Once access is granted, you will receive a link to set up a unique passcode for yourself. Then after that you’ll receive a separate email with connection information:    

·      Mac OS X and Linux users: You will be asked to download OpenNX, which can be found here: http://opennx.net/download.html

·      Windows users: You will be asked to download and install the NoMachine NX3 client from HMDC: https://downloads.hmdc.harvard.edu/nx/nxclient-3.5.0-9.exe

·      For more detailed connection information please see the following page:
http://projects.iq.harvard.edu/rce/book/accessing-rce-0

IQSS provides a detailed guide about how to access the RCE from a variety of different computer settings, once you have an account: 

http://projects.iq.harvard.edu/rce/book/accessing-rce-0

You can request assistance getting started using the RCE by contacting stathelp@gse.harvard.edu

III.  Statistical applications available on the RCE:

IV.  Using the RCE - FAQs

Q:  How do I get my data into the RCE?

A:  This can be done in a variety of ways and largely depends on specific data use agreements.  Some users upload the data via a direct file transfer from a hard disk or storage device, some will bring it in from cloud-based service such as google Drive, some use secure file transfer services. 

Q:  How can I print or save results from my analysis?

A:  Again, this depends on the specific restrictions of the data use agreement.  Students can copy results from models and email them to themselves to print from another computer.  Some users will manually write model results on external software (e.g., MS Word or Excel) or on paper. 

Q:  Can I save new versions of my data as I clean and edit files? 

A:  Yes.  You just need to make sure to save files in the appropriate directory, which will likely be your shared folder. 

Q:  What happens if I exceed the data quota? 

A:  You will get temporarily locked out of your account and will need to contact the RCE helpdesk.

Q: Whom do I contact if I have questions?

A:  HGSE researchers can either contact the IQSS directly at support@help.hmdc.harvard.edu.  You can also check with our in-house Research Technology support staff by emailing stathelp@gse.harvard.edu.

V.  Other RCE Resources

IQSS already has a lot of useful information about the RCE, such as:

-A detailed guide about how to access the RCE from a variety of different computer settings, once you have an account: 

http://projects.iq.harvard.edu/rce/book/accessing-rce-0

-A guide to working in the RCE, once you have an account:

http://projects.iq.harvard.edu/rce/book/rce-basics

-A guide for running batch jobs in the RCE, once you have an account:

http://projects.iq.harvard.edu/rce/book/batch-processing-basics

-A highly technical FAQ section:

http://projects.iq.harvard.edu/rce/faq

Read what other HGSE users of the RCE had to say!

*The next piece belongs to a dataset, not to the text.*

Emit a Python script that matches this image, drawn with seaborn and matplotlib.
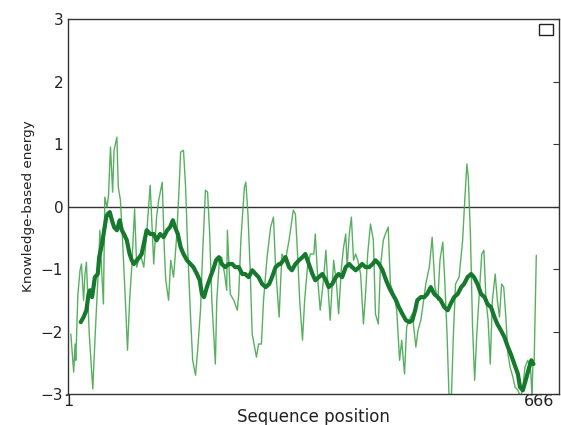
import pandas as pd
import matplotlib
matplotlib.use("Agg")
import matplotlib.pyplot as plt
from matplotlib.patches import Rectangle
import seaborn as sns

# window size 10 (thin line)
pos_w10 = [5, 9, 11, 12, 15, 18, 20, 23, 25, 27, 31, 35, 36, 39, 44, 46, 49, 51, 53, 56,
           58, 61, 64, 66, 70, 72, 75, 78, 82, 85, 88, 91, 95, 98, 103, 108, 112, 117, 122, 126,
           129, 134, 137, 139, 143, 146, 150, 154, 157, 160, 164, 167, 170, 174, 177, 181, 184, 188, 191, 195,
           198, 201, 204, 209, 211, 215, 218, 222, 225, 226, 230, 235, 240, 242, 245, 250, 252, 255, 258, 261,
           267, 270, 274, 277, 282, 287, 291, 294, 299, 301,
           303, 308, 313, 319, 322, 325, 328, 332, 335, 339, 343, 348, 350, 354, 357, 361, 365, 368, 371, 374,
           376, 380, 383, 387, 390, 393, 395, 398, 401, 404, 407, 410, 414, 418, 421, 424, 428, 432, 435, 439,
           442, 446, 449, 453, 456, 461, 465, 469, 472, 476, 479, 482, 487, 492, 495, 499, 503, 506, 511, 515,
           519, 523, 526, 530, 533, 536, 539, 542, 545, 548, 553, 558, 561, 564, 566, 569, 572, 575, 578, 581,
           585, 588, 591, 594, 597, 600, 604, 607, 610, 613, 616, 619, 622, 625, 629, 632, 636, 640, 643, 646,
           650, 654, 656, 657, 659, 662]
energy_w10 = [-2.04, -2.65, -2.20, -2.46, -1.40, -1.02, -0.92, -1.50, -1.08, -0.89, -2.04, -2.73, -2.92, -2.14, -0.97, -0.38, -1.13, -1.56, 0.15, -0.01,
              0.15, 0.95, 0.23, 0.90, 1.11, 0.31, 0.10, -0.54, -1.50, -2.30, -1.50, -0.97, -0.04, -0.97, -0.76, -0.97, -0.44, 0.34, -0.92, -0.17,
              0.10, 0.39, -0.70, -1.18, -1.50, -0.86, -1.13, -0.54, 0.10, 0.87, 0.90, 0.31, -0.70, -1.77, -2.46, -2.70, -2.30, -1.66, -0.76, 0.26,
              0.23, -0.44, -1.50, -2.52, -1.50, -0.81, -0.81, -1.08, -1.34, -0.38, -1.40, -1.50, -1.66, -1.40, -0.54, 0.31, 0.39, -0.12, -0.97, -2.04,
              -2.41, -2.20, -2.20, -1.50, -0.81, -0.33, -0.17, -0.97, -1.77, -1.24,
              -0.76, -0.86, -0.54, -0.06, -0.12, -0.76, -1.50, -2.14, -1.50, -0.97, -0.76, -0.76, -0.44, -1.24, -1.66, -1.24, -0.70, -1.29, -1.82, -1.24,
              -0.86, -1.24, -1.72, -0.97, -0.65, -0.44, -0.97, -0.44, -0.17, -0.86, -0.76, -0.86, -1.08, -1.88, -1.40, -0.76, -0.28, -0.54, -1.72, -1.88,
              -0.97, -0.54, -0.44, -0.33, -1.24, -1.40, -1.66, -2.46, -2.14, -2.68, -1.93, -1.82, -1.72, -2.25, -1.98, -1.82, -1.50, -1.24, -0.97, -0.49,
              -1.29, -1.50, -0.86, -0.57, -1.24, -2.04, -3.10, -3.10, -2.04, -1.24, -1.13, -0.54, 0.10, 0.68, 0.47, -0.44, -1.93, -2.78, -2.04, -1.50,
              -0.76, -0.70, -1.50, -1.82, -2.52, -1.50, -1.08, -1.50, -1.77, -1.24, -1.29, -1.77, -2.36, -2.57, -2.73, -2.89, -2.94, -3.05, -2.89, -2.57,
              -2.46, -2.62, -3.05, -2.57, -2.46, -0.78]

# window size 40 (thick line)
pos_w40 = [19, 23, 27, 30, 32, 35, 37, 39, 43, 45, 49, 52, 55, 57, 60, 63, 66, 70, 74, 77,
           80, 84, 88, 91, 94, 98, 102, 105, 109, 112, 117, 122, 126, 131, 136, 141, 145, 149, 152, 156,
           160, 164, 169, 174, 178, 183, 187, 190, 193, 197, 202, 207, 210, 214, 218, 223, 228, 233, 237, 242,
           247, 251, 256, 261, 266, 270, 275, 280, 285, 289, 294, 299,
           301, 308, 313, 317, 322, 327, 332, 336, 341, 346, 350, 355, 360, 365, 369, 374, 379, 383, 388, 393,
           398, 402, 407, 412, 416, 421, 426, 431, 435, 440, 445, 450, 454, 459, 464, 468, 473, 478, 483, 487,
           491, 494, 499, 504, 508, 513, 518, 523, 527, 532, 537, 541, 546, 551, 556, 560, 565, 570, 574, 579,
           584, 589, 593, 598, 603, 607, 612, 617, 622, 626, 631, 636, 639, 643, 647, 652, 655, 658]
energy_w40 = [-1.85, -1.77, -1.66, -1.40, -1.34, -1.45, -1.29, -1.13, -1.08, -0.81, -0.60, -0.38, -0.17, -0.12, -0.09, -0.22, -0.33, -0.38, -0.22, -0.38,
              -0.44, -0.54, -0.76, -0.86, -0.92, -0.86, -0.81, -0.76, -0.54, -0.38, -0.44, -0.44, -0.54, -0.44, -0.49, -0.38, -0.33, -0.22, -0.33, -0.44,
              -0.65, -0.76, -0.86, -0.92, -0.97, -1.08, -1.18, -1.40, -1.45, -1.29, -1.13, -0.97, -0.86, -0.81, -0.92, -0.97, -0.92, -0.92, -0.97, -0.97,
              -1.08, -1.08, -1.13, -1.02, -1.08, -1.13, -1.24, -1.29, -1.24, -1.13, -0.97, -0.92,
              -0.92, -0.81, -0.97, -1.02, -0.92, -0.86, -0.81, -0.76, -0.92, -1.08, -1.18, -1.13, -1.08, -1.18, -1.29, -1.24, -1.13, -1.08, -1.13, -0.97,
              -0.92, -0.97, -1.02, -0.97, -0.92, -0.97, -0.97, -0.92, -0.86, -0.92, -1.02, -1.18, -1.29, -1.40, -1.50, -1.61, -1.72, -1.82, -1.85, -1.82,
              -1.66, -1.50, -1.45, -1.45, -1.40, -1.29, -1.40, -1.45, -1.50, -1.61, -1.66, -1.56, -1.45, -1.40, -1.29, -1.24, -1.13, -1.08, -1.13, -1.24,
              -1.40, -1.45, -1.56, -1.61, -1.77, -1.88, -1.98, -2.09, -2.25, -2.36, -2.52, -2.68, -2.89, -2.94, -2.78, -2.57, -2.46, -2.52]

x_ticks = [1, 666]
y_ticks = [-3, -2, -1, 0, 1, 2, 3]

thin = pd.DataFrame({"pos": pos_w10, "energy": energy_w10})
thick = pd.DataFrame({"pos": pos_w40, "energy": energy_w40})

sns.set_style("white")
fig = plt.figure(figsize=(5.61, 4.25), dpi=100)
ax = fig.add_axes([0.1212, 0.0729, 0.8752, 0.8824])

ax.axhline(0, color="#333333", lw=1.0, zorder=1)
sns.lineplot(data=thin, x="pos", y="energy", ax=ax, estimator=None,
             color="#45a84f", lw=1.0, alpha=0.9, zorder=2)
sns.lineplot(data=thick, x="pos", y="energy", ax=ax, estimator=None,
             color="#17792d", lw=3.0, zorder=3)

ax.set_xlim(1, 694)
ax.set_ylim(-3, 3)
ax.set_xticks(x_ticks)
ax.set_yticks(y_ticks)
ax.set_xticklabels([str(t) for t in x_ticks])
ax.set_yticklabels(["\u2212" + str(-t) if t < 0 else str(t) for t in y_ticks])
ax.tick_params(direction="in", length=4, width=0.8, colors="#333333",
               top=False, right=True, labelsize=11, labelcolor="#222222")
ax.tick_params(axis="x", labelsize=11.5, pad=0)
for s in ax.spines.values():
    s.set_color("#333333")
    s.set_linewidth(1.0)

ax.set_xlabel("Sequence position", fontsize=12, color="#222222", labelpad=-1)
ax.set_ylabel("Knowledge-based energy", fontsize=9.7, color="#222222", labelpad=4)

# empty legend frame in the top right corner
ax.add_patch(Rectangle((0.959, 0.957), 0.0285, 0.0293, transform=ax.transAxes,
                       fill=False, edgecolor="#222222", lw=1.0, zorder=5))

fig.savefig("out.png", dpi=100)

The following comments from current and former HGSE researchers and students—collected between fall 2013 and fall 2015—provide some interesting insights into the opportunities and limitations of working with the RCE. 

  • I've been using the RCE for 5 years now, and I like it a lot. It has allowed me to keep several large datasets secure, while still accessing them from the locations (including several states) that I have been working. 
  • I used the RCE for about two years.  In general, I thought it was an easy way to gain access to a lot of statistical software without purchasing it or downloading a temporary license from FAS.  However, really large programs such as Matlab did not run well.  I’m not sure if that was a problem with the strength of my internet connection, available space on my hard drive, or something else about the RCE.  Also, if I increased the size of a dataset and overshot my allotted data storage space, I would be locked out of my account the next time I tried to log on and one of the support staff would have to help me compress data and get back into my account.  
  • Thanks to RCE I have been able to conduct part of my analysis while I collect data abroad. It is a little complicated to learn how to use it and get used to it. I have had some problems when uploading the data but have been able to figure it out eventually.
  • I've been using the RCE for the past 8 months or so. The only real issue I have encountered has been around saving data and output to a personal folder. The HMDC allocates very limited space to users for this, and so you need to be sure to save to a shared space. This wasn't immediately apparent to me when I began using the RCE and so I very quickly exceeded my quota and was locked out of the environment. I had to delete files using Linux code in the default (i.e. non-intuitive) Linux environment. After that I've made sure to always only save to the shared folder and I haven't encountered any problems.
  • I've used a bit for the past few months. I didn't have much trouble connecting (I use Linux and Windows), and while sometimes it’s a bit slow to load I've had good experiences with it. On the collaborative side of things I can see it working well if everyone is working with files largely within the RCE, though I can imagine there might be issues if people are constantly downloading/uploading the same files for work on their own machines. As most of my work on it has been its use as a repository for static files shared across a large number of users.
  • I’m a big fan of the RCE. Having access to a persistent connection that I can access to at work, at home, and on the road is vital to my work. There are a few Linux commands that people should know how to use, just to deal with the relatively few glitches that might arise. A quick tutorial about it would be helpful.
  • “If the RCE goes away, I’ll need to retire!”